::: RAW DATA :::

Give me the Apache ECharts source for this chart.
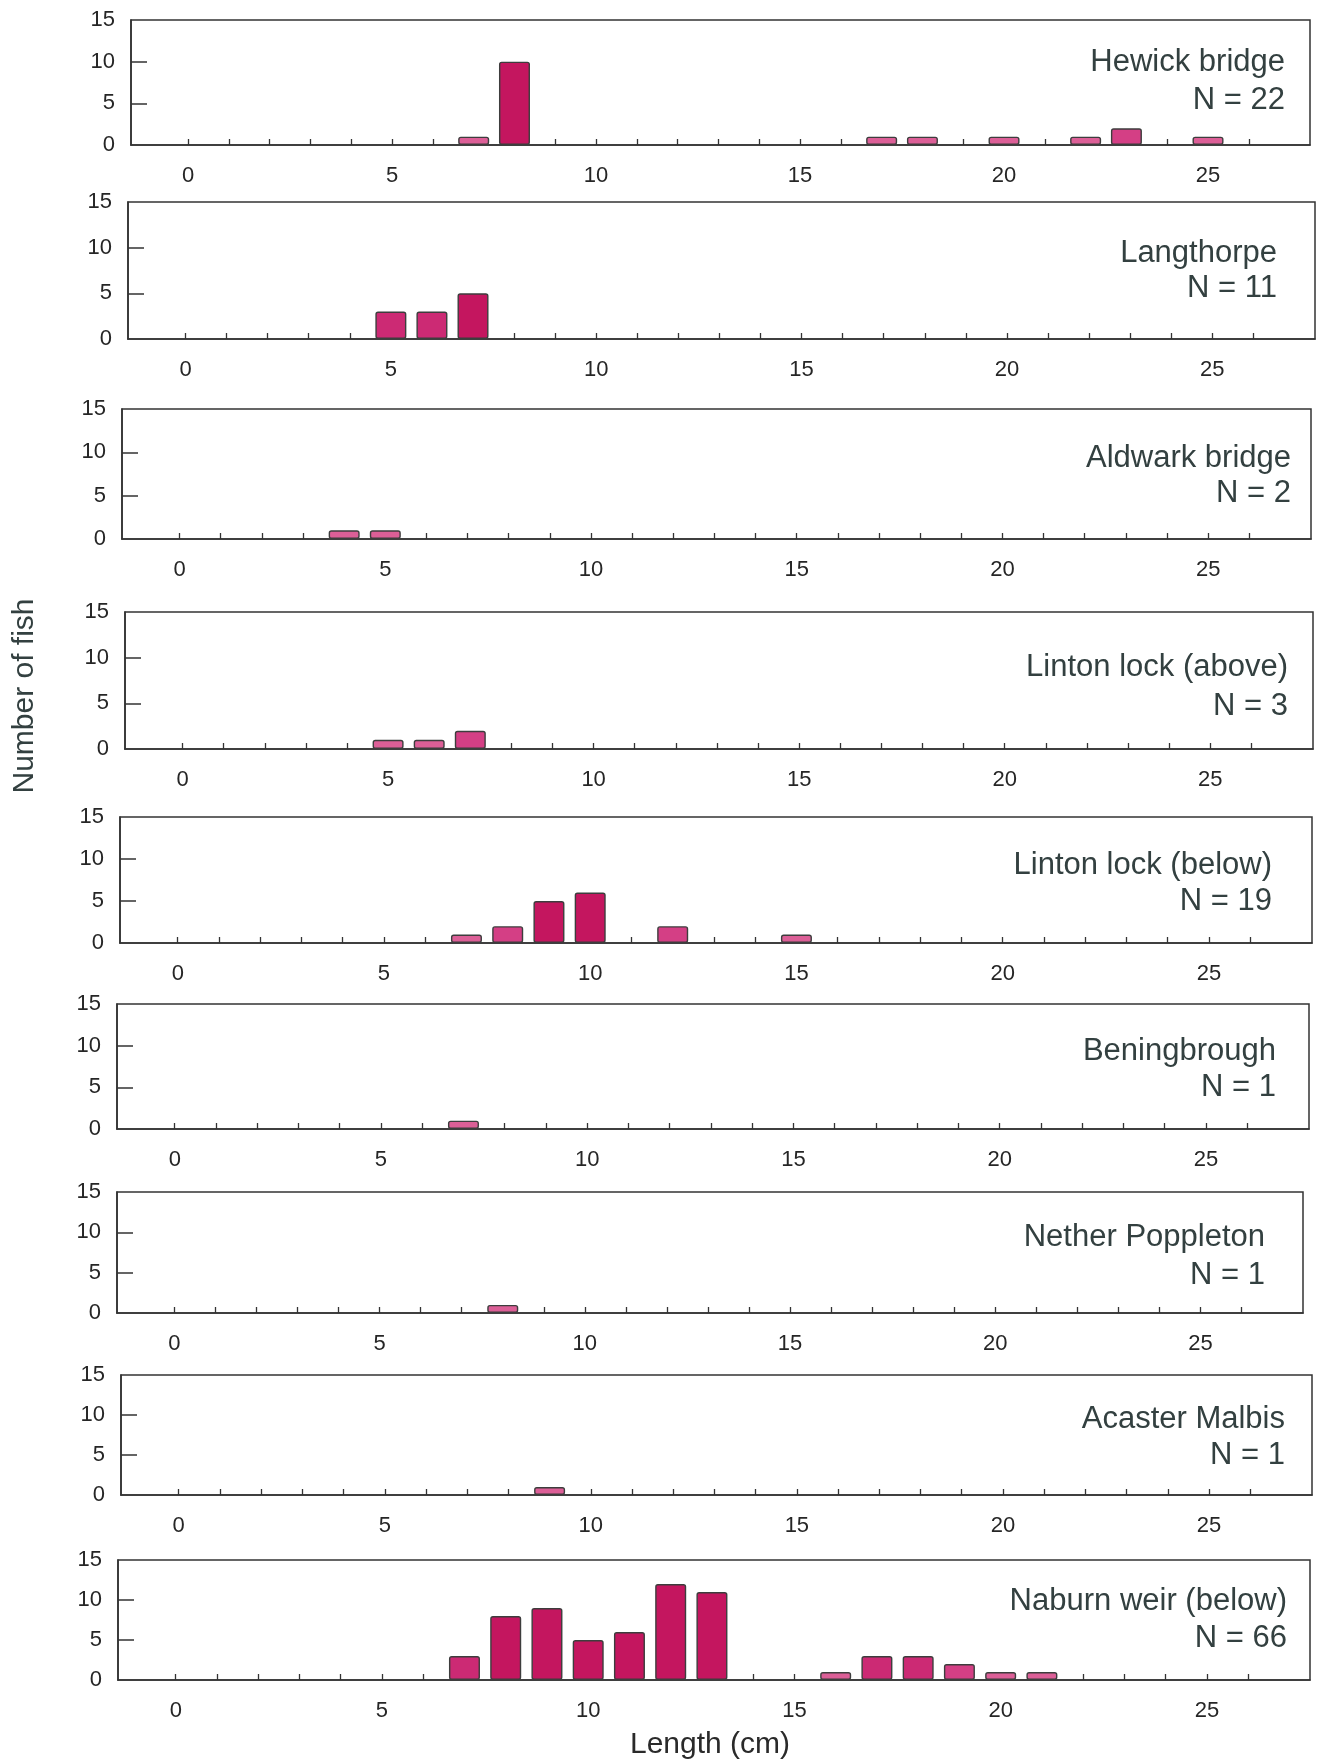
<!DOCTYPE html>
<html>
<head>
<meta charset="utf-8">
<script src="https://cdn.jsdelivr.net/npm/echarts@6/dist/echarts.min.js"></script>
<style>
  html, body { margin: 0; padding: 0; background: #ffffff; }
  #chart { width: 1319px; height: 1760px; }
</style>
</head>
<body>
<div id="chart"></div>
<script>
// ---------- data ----------
const sites = ['Hewick bridge', 'Langthorpe', 'Aldwark bridge', 'Linton lock (above)',
  'Linton lock (below)', 'Beningbrough', 'Nether Poppleton', 'Acaster Malbis', 'Naburn weir (below)'];
const sampleSizes = [22, 11, 2, 3, 19, 1, 1, 1, 66];

// [length (cm), number of fish]
const hewickBridge = [[7, 1], [8, 10], [17, 1], [18, 1], [20, 1], [22, 1], [23, 2], [25, 1]];
const langthorpe = [[5, 3], [6, 3], [7, 5]];
const aldwarkBridge = [[4, 1], [5, 1]];
const lintonLockAbove = [[5, 1], [6, 1], [7, 2]];
const lintonLockBelow = [[7, 1], [8, 2], [9, 5], [10, 6], [12, 2], [15, 1]];
const beningbrough = [[7, 1]];
const netherPoppleton = [[8, 1]];
const acasterMalbis = [[9, 1]];
const naburnWeirBelow = [[7, 3], [8, 8], [9, 9], [10, 5], [11, 6], [12, 12], [13, 11],
  [16, 1], [17, 3], [18, 3], [19, 2], [20, 1], [21, 1]];

const siteData = [hewickBridge, langthorpe, aldwarkBridge, lintonLockAbove, lintonLockBelow,
  beningbrough, netherPoppleton, acasterMalbis, naburnWeirBelow];

const xTickValues = [0, 1, 2, 3, 4, 5, 6, 7, 8, 9, 10, 11, 12, 13, 14, 15, 16, 17, 18, 19, 20, 21, 22, 23, 24, 25, 26];
const xLabelValues = [0, 5, 10, 15, 20, 25];
const yTickValues = [5, 10];
const yLabelValues = [0, 5, 10, 15];

// ---------- layout (pixels) ----------
// [left, top, right, bottom]
const panelBoxes = [
  [131, 20, 1310, 145],
  [128, 202, 1315, 339],
  [122, 409, 1311, 539],
  [125, 612, 1313, 749],
  [120, 817, 1312, 943],
  [117, 1004, 1309, 1129],
  [117, 1192, 1303, 1313],
  [121, 1375, 1312, 1495],
  [118, 1560, 1310, 1680]
];
// [right x, line1 y, line2 y]
const panelTextPos = [
  [1285, 62, 100],
  [1277, 253, 288],
  [1291, 458, 493],
  [1288, 667, 706],
  [1272, 865, 901],
  [1276, 1051, 1087],
  [1265, 1237, 1275],
  [1285, 1419, 1455],
  [1287, 1601, 1638]
];

const FONT = '"Liberation Sans", Arial, Helvetica, sans-serif';
const AXIS_COLOR = '#333333';
const TEXT_COLOR = '#334040';

function barColor(v) {
  if (v <= 1) return '#dc5f97';
  if (v <= 2) return '#d43f85';
  if (v <= 3) return '#cc2a74';
  return '#c4165f';
}

const grids = [], xAxes = [], yAxes = [], series = [], graphics = [];

panelBoxes.forEach((b, i) => {
  grids.push({
    left: b[0], top: b[1], width: b[2] - b[0], height: b[3] - b[1],
    show: true, borderColor: AXIS_COLOR, borderWidth: 1.5, backgroundColor: 'transparent'
  });
  xAxes.push({
    type: 'value', gridIndex: i, min: -1.4, max: 27.5,
    axisLine: { show: true, onZero: false, lineStyle: { color: AXIS_COLOR, width: 1.6 } },
    axisTick: { show: true, inside: true, length: 6, customValues: xTickValues,
      lineStyle: { color: AXIS_COLOR, width: 1.3 } },
    axisLabel: { show: true, customValues: xLabelValues, margin: 20,
      color: '#262626', fontSize: 22, fontFamily: FONT },
    splitLine: { show: false }
  });
  yAxes.push({
    type: 'value', gridIndex: i, min: 0, max: 15, interval: 5,
    axisLine: { show: true, onZero: false, lineStyle: { color: AXIS_COLOR, width: 1.6 } },
    axisTick: { show: true, inside: true, length: 16, customValues: yTickValues,
      lineStyle: { color: AXIS_COLOR, width: 1.5 } },
    axisLabel: { show: true, customValues: yLabelValues, margin: 16,
      color: '#262626', fontSize: 22, fontFamily: FONT },
    splitLine: { show: false }
  });
  series.push({
    type: 'bar', xAxisIndex: i, yAxisIndex: i,
    data: siteData[i],
    barWidth: 31,
    itemStyle: {
      color: function (p) { return barColor(p.value[1]); },
      borderColor: '#3d3d3d', borderWidth: 1.4, borderRadius: 2
    },
    emphasis: { disabled: true },
    animation: false
  });
  const t = panelTextPos[i];
  graphics.push({
    type: 'text', x: t[0], y: t[1],
    style: { text: sites[i], fill: TEXT_COLOR, font: '31px ' + FONT, align: 'right', verticalAlign: 'middle' }
  });
  graphics.push({
    type: 'text', x: t[0], y: t[2],
    style: { text: 'N = ' + sampleSizes[i], fill: TEXT_COLOR, font: '31px ' + FONT, align: 'right', verticalAlign: 'middle' }
  });
});

graphics.push({
  type: 'text', x: 25, y: 696, rotation: Math.PI / 2,
  style: { text: 'Number of fish', fill: TEXT_COLOR, font: '30px ' + FONT, align: 'center', verticalAlign: 'middle' }
});
graphics.push({
  type: 'text', x: 710, y: 1745,
  style: { text: 'Length (cm)', fill: '#2a2a2a', font: '30px ' + FONT, align: 'center', verticalAlign: 'middle' }
});

const chart = echarts.init(document.getElementById('chart'), null, { renderer: 'canvas' });
chart.setOption({
  backgroundColor: '#ffffff',
  animation: false,
  grid: grids,
  xAxis: xAxes,
  yAxis: yAxes,
  series: series,
  graphic: graphics
});
</script>
</body>
</html>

:::

- SET TASK: Print out the material word for word, omitting the pictures.

- TASK SOLUTION:
Give me the Apache ECharts source for this chart.
<!DOCTYPE html>
<html>
<head>
<meta charset="utf-8">
<script src="https://cdn.jsdelivr.net/npm/echarts@6/dist/echarts.min.js"></script>
<style>
  html, body { margin: 0; padding: 0; background: #ffffff; }
  #chart { width: 1319px; height: 1760px; }
</style>
</head>
<body>
<div id="chart"></div>
<script>
// ---------- data ----------
const sites = ['Hewick bridge', 'Langthorpe', 'Aldwark bridge', 'Linton lock (above)',
  'Linton lock (below)', 'Beningbrough', 'Nether Poppleton', 'Acaster Malbis', 'Naburn weir (below)'];
const sampleSizes = [22, 11, 2, 3, 19, 1, 1, 1, 66];

// [length (cm), number of fish]
const hewickBridge = [[7, 1], [8, 10], [17, 1], [18, 1], [20, 1], [22, 1], [23, 2], [25, 1]];
const langthorpe = [[5, 3], [6, 3], [7, 5]];
const aldwarkBridge = [[4, 1], [5, 1]];
const lintonLockAbove = [[5, 1], [6, 1], [7, 2]];
const lintonLockBelow = [[7, 1], [8, 2], [9, 5], [10, 6], [12, 2], [15, 1]];
const beningbrough = [[7, 1]];
const netherPoppleton = [[8, 1]];
const acasterMalbis = [[9, 1]];
const naburnWeirBelow = [[7, 3], [8, 8], [9, 9], [10, 5], [11, 6], [12, 12], [13, 11],
  [16, 1], [17, 3], [18, 3], [19, 2], [20, 1], [21, 1]];

const siteData = [hewickBridge, langthorpe, aldwarkBridge, lintonLockAbove, lintonLockBelow,
  beningbrough, netherPoppleton, acasterMalbis, naburnWeirBelow];

const xTickValues = [0, 1, 2, 3, 4, 5, 6, 7, 8, 9, 10, 11, 12, 13, 14, 15, 16, 17, 18, 19, 20, 21, 22, 23, 24, 25, 26];
const xLabelValues = [0, 5, 10, 15, 20, 25];
const yTickValues = [5, 10];
const yLabelValues = [0, 5, 10, 15];

// ---------- layout (pixels) ----------
// [left, top, right, bottom]
const panelBoxes = [
  [131, 20, 1310, 145],
  [128, 202, 1315, 339],
  [122, 409, 1311, 539],
  [125, 612, 1313, 749],
  [120, 817, 1312, 943],
  [117, 1004, 1309, 1129],
  [117, 1192, 1303, 1313],
  [121, 1375, 1312, 1495],
  [118, 1560, 1310, 1680]
];
// [right x, line1 y, line2 y]
const panelTextPos = [
  [1285, 62, 100],
  [1277, 253, 288],
  [1291, 458, 493],
  [1288, 667, 706],
  [1272, 865, 901],
  [1276, 1051, 1087],
  [1265, 1237, 1275],
  [1285, 1419, 1455],
  [1287, 1601, 1638]
];

const FONT = '"Liberation Sans", Arial, Helvetica, sans-serif';
const AXIS_COLOR = '#333333';
const TEXT_COLOR = '#334040';

function barColor(v) {
  if (v <= 1) return '#dc5f97';
  if (v <= 2) return '#d43f85';
  if (v <= 3) return '#cc2a74';
  return '#c4165f';
}

const grids = [], xAxes = [], yAxes = [], series = [], graphics = [];

panelBoxes.forEach((b, i) => {
  grids.push({
    left: b[0], top: b[1], width: b[2] - b[0], height: b[3] - b[1],
    show: true, borderColor: AXIS_COLOR, borderWidth: 1.5, backgroundColor: 'transparent'
  });
  xAxes.push({
    type: 'value', gridIndex: i, min: -1.4, max: 27.5,
    axisLine: { show: true, onZero: false, lineStyle: { color: AXIS_COLOR, width: 1.6 } },
    axisTick: { show: true, inside: true, length: 6, customValues: xTickValues,
      lineStyle: { color: AXIS_COLOR, width: 1.3 } },
    axisLabel: { show: true, customValues: xLabelValues, margin: 20,
      color: '#262626', fontSize: 22, fontFamily: FONT },
    splitLine: { show: false }
  });
  yAxes.push({
    type: 'value', gridIndex: i, min: 0, max: 15, interval: 5,
    axisLine: { show: true, onZero: false, lineStyle: { color: AXIS_COLOR, width: 1.6 } },
    axisTick: { show: true, inside: true, length: 16, customValues: yTickValues,
      lineStyle: { color: AXIS_COLOR, width: 1.5 } },
    axisLabel: { show: true, customValues: yLabelValues, margin: 16,
      color: '#262626', fontSize: 22, fontFamily: FONT },
    splitLine: { show: false }
  });
  series.push({
    type: 'bar', xAxisIndex: i, yAxisIndex: i,
    data: siteData[i],
    barWidth: 31,
    itemStyle: {
      color: function (p) { return barColor(p.value[1]); },
      borderColor: '#3d3d3d', borderWidth: 1.4, borderRadius: 2
    },
    emphasis: { disabled: true },
    animation: false
  });
  const t = panelTextPos[i];
  graphics.push({
    type: 'text', x: t[0], y: t[1],
    style: { text: sites[i], fill: TEXT_COLOR, font: '31px ' + FONT, align: 'right', verticalAlign: 'middle' }
  });
  graphics.push({
    type: 'text', x: t[0], y: t[2],
    style: { text: 'N = ' + sampleSizes[i], fill: TEXT_COLOR, font: '31px ' + FONT, align: 'right', verticalAlign: 'middle' }
  });
});

graphics.push({
  type: 'text', x: 25, y: 696, rotation: Math.PI / 2,
  style: { text: 'Number of fish', fill: TEXT_COLOR, font: '30px ' + FONT, align: 'center', verticalAlign: 'middle' }
});
graphics.push({
  type: 'text', x: 710, y: 1745,
  style: { text: 'Length (cm)', fill: '#2a2a2a', font: '30px ' + FONT, align: 'center', verticalAlign: 'middle' }
});

const chart = echarts.init(document.getElementById('chart'), null, { renderer: 'canvas' });
chart.setOption({
  backgroundColor: '#ffffff',
  animation: false,
  grid: grids,
  xAxis: xAxes,
  yAxis: yAxes,
  series: series,
  graphic: graphics
});
</script>
</body>
</html>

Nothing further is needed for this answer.